Friday, September 30, 2011

SPOKEN: I never will forget one time when I was on a little visit down home in Ebenezer, Kentucky. I was a-talkin’ to an old man that had known me ever since the day I was born, and an old friend of the family. He says, “Son, you don’t know how lucky you are to have a nice job like you’ve got and don’t have to dig out a livin’ from under these old hills and hollers like me and your pappy used to.” When I asked him why he never had left and tried some other kind of work, he says, “Nawsir, you just won’t do that. If ever you get this old coal dust in your blood, you’re just gonna be a plain old coal miner as long as you live.” He went on to say, “It’s a habit [CHUCKLE] sorta like chewin’ tobaccer.”
Come and listen you fellows, so young and so fine,
And seek not your fortune in the dark, dreary mines.
It will form as a habit and seep in your soul,
ill the stream of your blood is as black as the coal.


It’s dark as a dungeon and damp as the dew,
The danger is double and pleasures are few,
Where the rain never falls and the sun never shines
It’s dark as a dungeon way down in the mine.
It’s a-many a man I have seen in my day,
Who lived just to labor his whole life away.
Like a fiend with his dope and a drunkard his wine,
A man will have lust for the lure of the mines.

I hope when I’m gone and the ages shall roll,
My body will blacken and turn into coal.
Then I’ll look from the door of my heavenly home,
And pity the miner a-diggin’ my bones.

The midnight, the morning, or the middle of day,
Is the same to the miner who labors away.
There the demons of death often come by surprise,
The fall of the slate and you’re buried alive.

It’s dark as a dungeon and damp as the dew,
The danger is double and pleasures are few,
Where the rain never falls and the sun never shines
It’s dark as a dungeon way down in the mine.


By Merle Travis: singer, songwriter and fellow Kentuckian.


Coal. It’s what runs the economy for a large portion of eastern Kentucky. It’s what has shaped the personality of the people there. The men who take it from the earth are a special breed, and women now, work right along side them.

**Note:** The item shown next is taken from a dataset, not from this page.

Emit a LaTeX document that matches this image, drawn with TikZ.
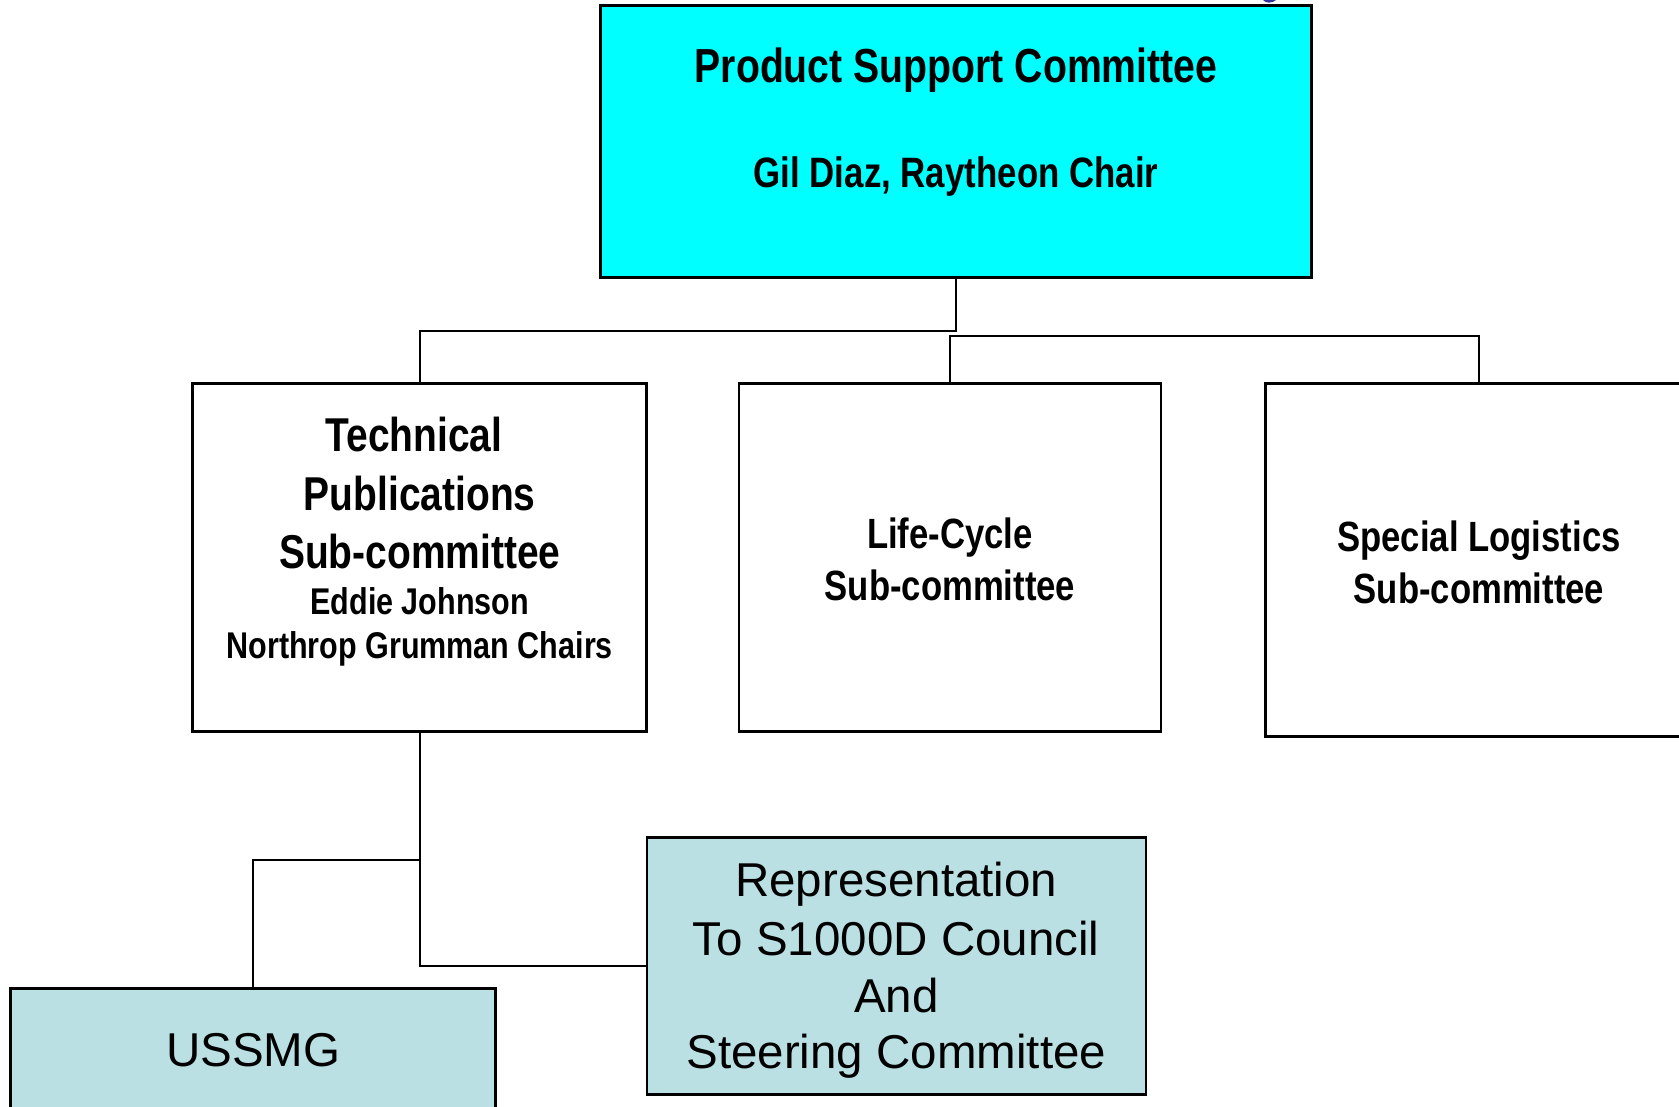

Coal mining and miners are a part of my heritege. I remember growing up listening to the tales of the bawdy coal camps that lined the valleys of eastern Kentucky. Tales of the great accidents, fist fights, gun fights, dog fights, gambling, whiskey and whores. I heard tales that would make the hairs stand up on the back of your neck or make your ribs hurt laughing. No better example of a people rising above adversity exists in humanity. These gentle people, primarily of Scotch-Irish descent, have risen to the occasion over and over again.


A close knit community that shuns outsiders to a large degree, but then look what the outsiders have done to them over and over again; taking advantage of their trusting nature. Big city lawyers and business men have come to the mountains, swindled the coal and timber rights from the hands of the people there, destroyed their homes with their rape of the land and made virtual slaves of the inhabitants. There is not much choice but to work in coal or timber or leave the mountains to find work.


I never could understand the desire to lay flat of your back in a coal boring machine and look down between your feet as the the huge augers twisted the coal from its place in the earth. Some mines are five miles or more back under the mountain before you get to the place the coal is being dug now. If something happens down there, you are just kinda on your own, ya know? Poison gases, floods or a cave in. One minute you’re here, the next they may not even be able to get to your body. And don’t forget the Black Lung…every miner that stays down there will eventually get it from the coal dust.


I don’t think a lot of people realize how much coal plays a part in their lives. Coal is what is producing the electricity that is running your computer as you read this. Or its importance in the manufacture of steel and other such commodities. Gotta have it.